In an interview with the Nikkei Asian Review, Philippine Navy Chief Robert Empedrad backed Washington's freedom of navigation operations despite Beijing's allegations that such moves are raising tensions.

"The West Philippine Sea is an open sea," Empredad said.

China has maritime territorial disputes with four of ASEAN's 10 members -- the Philippines, Vietnam, Malaysia and Brunei -- and growing tensions with Indonesia near the south end of the sea. But pushback from the bloc, where China's massive influence over Cambodia and Laos has prevented even mild statements regarding the South China Sea, is unlikely.

While Beijing's divide-and-conquer tactics may work in ASEAN, it is far from clear if the pressure it is putting on the U.S. will be as successful.

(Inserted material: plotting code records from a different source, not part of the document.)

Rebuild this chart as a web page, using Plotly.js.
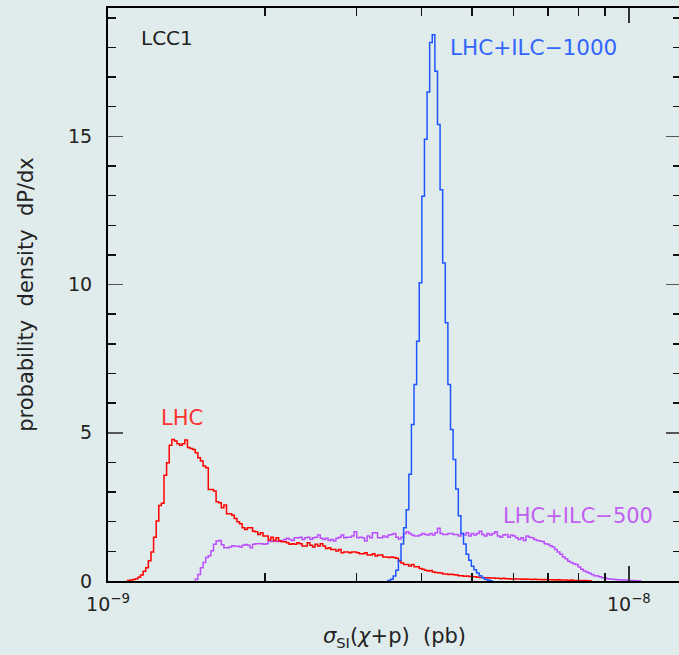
<!DOCTYPE html>
<html><head><meta charset="utf-8">
<script src="https://cdn.plot.ly/plotly-3.0.1.min.js"></script>
<style>html,body{margin:0;padding:0;background:#e0ecec;overflow:hidden;} #chart{width:700px;height:655px;}</style>
</head><body><div id="chart"></div>
<script>
// Histogram bins: centres at log10(x) = LOG10_ORIGIN + LOG10_BIN_WIDTH * k
const LOG10_ORIGIN = -9;
const LOG10_BIN_WIDTH = 0.005;

// LHC (red)
const lhcFirstBin = 8;
const lhcDensity = [
0.02,0.03,0.05,0.08,0.13,0.20,0.33,0.45,0.68,0.98,
1.48,2.02,2.55,2.62,3.57,3.99,4.58,4.77,4.72,4.63,
4.58,4.63,4.76,4.50,4.47,4.44,4.33,4.16,4.05,3.88,
3.82,3.09,3.09,3.04,2.67,2.64,2.47,2.56,2.27,2.27,
2.22,2.11,2.00,1.93,1.80,1.74,1.80,1.80,1.68,1.66,
1.57,1.63,1.52,1.52,1.38,1.48,1.37,1.46,1.35,1.32,
1.32,1.29,1.24,1.26,1.24,1.29,1.26,1.18,1.18,1.29,
1.21,1.15,1.24,1.18,1.26,1.18,1.10,1.12,1.06,1.06,
1.01,1.06,0.95,0.98,0.98,0.95,0.98,0.98,0.95,0.92,
0.92,0.95,0.88,0.88,0.92,0.84,0.88,0.88,0.81,0.81,
0.79,0.81,0.79,0.77,0.67,0.61,0.56,0.56,0.51,0.56,
0.48,0.48,0.42,0.40,0.36,0.34,0.35,0.30,0.29,0.28,
0.27,0.24,0.24,0.22,0.23,0.21,0.20,0.18,0.18,0.16,
0.17,0.15,0.14,0.14,0.13,0.12,0.12,0.11,0.11,0.10,
0.10,0.09,0.09,0.08,0.09,0.08,0.08,0.07,0.08,0.07,
0.07,0.06,0.07,0.06,0.06,0.05,0.06,0.05,0.05,0.04,
0.05,0.04,0.04,0.04,0.03,0.04,0.03,0.03,0.03,0.02,
0.03,0.02,0.02,0.02,0.01,0.02,0.01,0.01];

// LHC+ILC-500 (purple)
const ilc500FirstBin = 34;
const ilc500Density = [
0.06,0.22,0.45,0.62,0.79,0.85,1.02,1.24,1.35,1.37,
1.22,1.12,1.12,1.15,1.19,1.17,1.17,1.15,1.21,1.23,
1.21,1.12,1.24,1.26,1.26,1.26,1.24,1.26,1.35,1.33,
1.35,1.33,1.37,1.35,1.40,1.44,1.40,1.37,1.46,1.46,
1.48,1.40,1.46,1.48,1.40,1.46,1.48,1.55,1.44,1.40,
1.44,1.37,1.40,1.35,1.44,1.48,1.55,1.46,1.48,1.48,
1.52,1.66,1.46,1.48,1.46,1.35,1.52,1.46,1.63,1.63,
1.46,1.46,1.52,1.48,1.55,1.57,1.60,1.48,1.42,1.48,
1.60,1.66,1.60,1.55,1.52,1.52,1.55,1.60,1.57,1.55,
1.60,1.55,1.63,1.78,1.60,1.57,1.57,1.60,1.60,1.57,
1.57,1.52,1.60,1.55,1.63,1.52,1.60,1.55,1.60,1.68,
1.57,1.52,1.60,1.55,1.60,1.66,1.52,1.48,1.55,1.57,
1.48,1.55,1.52,1.46,1.40,1.46,1.37,1.52,1.48,1.46,
1.40,1.37,1.35,1.33,1.26,1.24,1.19,1.15,1.06,0.98,
0.90,0.81,0.75,0.67,0.62,0.58,0.56,0.47,0.40,0.34,
0.30,0.26,0.22,0.18,0.17,0.14,0.11,0.10,0.08,0.07,
0.06,0.05,0.04,0.04,0.03,0.03,0.02,0.02,0.02,0.01,
0.01];

// LHC+ILC-1000 (blue)
const ilc1000FirstBin = 108;
const ilc1000Density = [
0.02,0.06,0.17,0.36,0.70,1.25,1.80,2.40,3.60,5.28,
6.63,8.09,10.06,12.98,14.90,16.50,18.17,18.43,17.20,15.40,
13.20,10.73,8.71,6.63,5.11,4.10,3.10,2.20,1.60,1.25,
0.90,0.70,0.50,0.38,0.27,0.18,0.11,0.06,0.03,0.01];

const xMajorTicks = [1e-9, 1e-8];
const xMajorLabels = ['10<sup>\u22129</sup>', '10<sup>\u22128</sup>'];
const xMinorTicks = [2e-9, 3e-9, 4e-9, 5e-9, 6e-9, 7e-9, 8e-9, 9e-9];
const yMajorTicks = [0, 5, 10, 15];

function stepTrace(firstBin, values, name, color) {
  const edge = i => Math.pow(10, LOG10_ORIGIN + LOG10_BIN_WIDTH * (firstBin + i - 0.5));
  const xs = [edge(0)], ys = [0];
  values.forEach((v, i) => { xs.push(edge(i)); ys.push(v); });
  xs.push(edge(values.length)); ys.push(0);
  return {x: xs, y: ys, type: 'scatter', mode: 'lines', name: name,
          line: {shape: 'hv', color: color, width: 1.5}, showlegend: false, hoverinfo: 'skip'};
}

const FONT = 'DejaVu Sans, Liberation Sans, sans-serif';
const BG = '#e0ecec';
const NB = '\u00a0';

const data = [
  stepTrace(ilc500FirstBin, ilc500Density, 'LHC+ILC-500', '#bb4dff'),
  stepTrace(lhcFirstBin, lhcDensity, 'LHC', '#ff0000'),
  stepTrace(ilc1000FirstBin, ilc1000Density, 'LHC+ILC-1000', '#1f55ff')
];

const layout = {
  width: 700, height: 655,
  margin: {l: 108, r: 19, t: 8, b: 74},
  paper_bgcolor: BG, plot_bgcolor: BG,
  font: {family: FONT, color: '#222'},
  xaxis: {
    type: 'log', range: [-9, -7.9],
    tickmode: 'array', tickvals: xMajorTicks, ticktext: xMajorLabels,
    ticks: 'inside', ticklen: 15, tickwidth: 1.5, tickcolor: '#333',
    minor: {tickmode: 'array', tickvals: xMinorTicks, ticks: 'inside', ticklen: 8, tickwidth: 1.5, tickcolor: '#111', showgrid: false},
    showline: true, linecolor: '#000', linewidth: 2, mirror: 'allticks',
    showgrid: false, zeroline: false,
    tickfont: {family: FONT, size: 19, color: '#222'},
    ticklabelstandoff: 5,
    title: {text: '<i>\u03c3</i><sub>SI</sub>(<i>\u03c7</i>+p)' + NB + NB + '(pb)', font: {family: FONT, size: 21, color: '#222'}, standoff: 15}
  },
  yaxis: {
    range: [0, 19.33],
    tickmode: 'array', tickvals: yMajorTicks,
    ticks: 'inside', ticklen: 15, tickwidth: 1.5, tickcolor: '#555',
    minor: {dtick: 1, ticks: 'inside', ticklen: 8, tickwidth: 1.5, tickcolor: '#111', showgrid: false},
    showline: true, linecolor: '#000', linewidth: 2, mirror: 'allticks',
    showgrid: false, zeroline: false,
    tickfont: {family: FONT, size: 19, color: '#222'},
    ticklabelstandoff: 10,
    title: {text: 'probability' + NB + NB + 'density' + NB + NB + 'dP/dx', font: {family: FONT, size: 21, color: '#222'}, standoff: 29}
  },
  annotations: [
    {xref: 'paper', yref: 'paper', x: 0.054, y: 0.948, xanchor: 'left', yanchor: 'middle', showarrow: false,
     text: 'LCC1', font: {family: FONT, size: 20, color: '#222'}},
    {xref: 'paper', yref: 'paper', x: 0.594, y: 0.931, xanchor: 'left', yanchor: 'middle', showarrow: false,
     text: 'LHC+ILC\u22121000', font: {family: FONT, size: 21.5, color: '#3366ff'}},
    {xref: 'paper', yref: 'paper', x: 0.1286, y: 0.2837, xanchor: 'center', yanchor: 'middle', showarrow: false,
     text: 'LHC', font: {family: FONT, size: 21, color: '#ff3333'}},
    {xref: 'paper', yref: 'paper', x: 0.6865, y: 0.1127, xanchor: 'left', yanchor: 'middle', showarrow: false,
     text: 'LHC+ILC\u2212500', font: {family: FONT, size: 21, color: '#c060f0'}}
  ]
};

Plotly.newPlot('chart', data, layout, {staticPlot: true, displayModeBar: false});
</script>
</body></html>
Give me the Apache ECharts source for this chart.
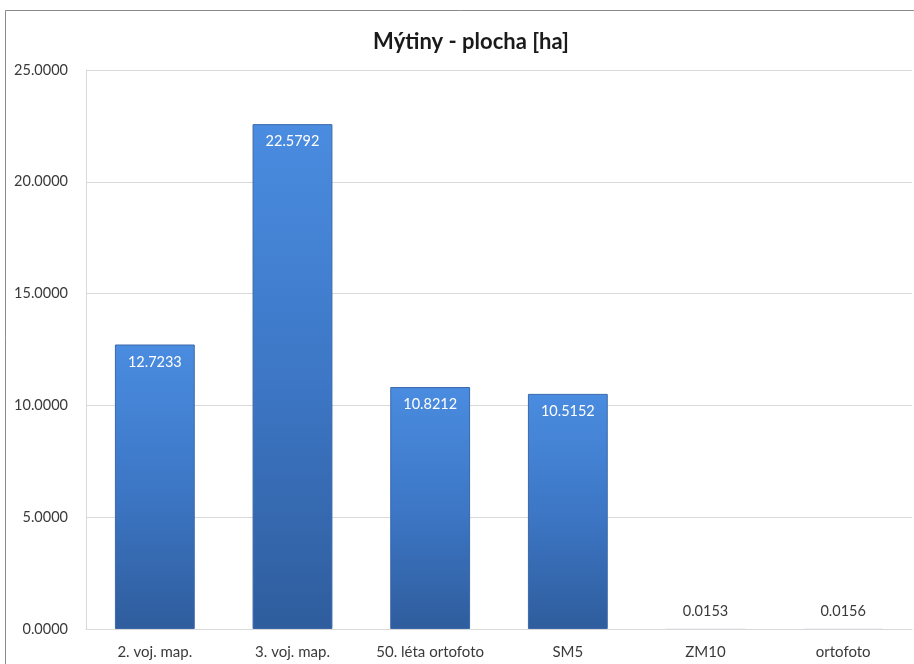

The result? The perfect conditions for miscalculation, perhaps triggered by overzealous Chinese "fishermen."

"Sooner or later there will be a violent incident, most likely involving those militia and a Filipino or Vietnamese vessel, which will escalate to involve naval forces before anyone can stop it," Poling warned. "And if the Philippines is involved, there is a good chance the U.S. will be dragged in without China actually intending for that to happen."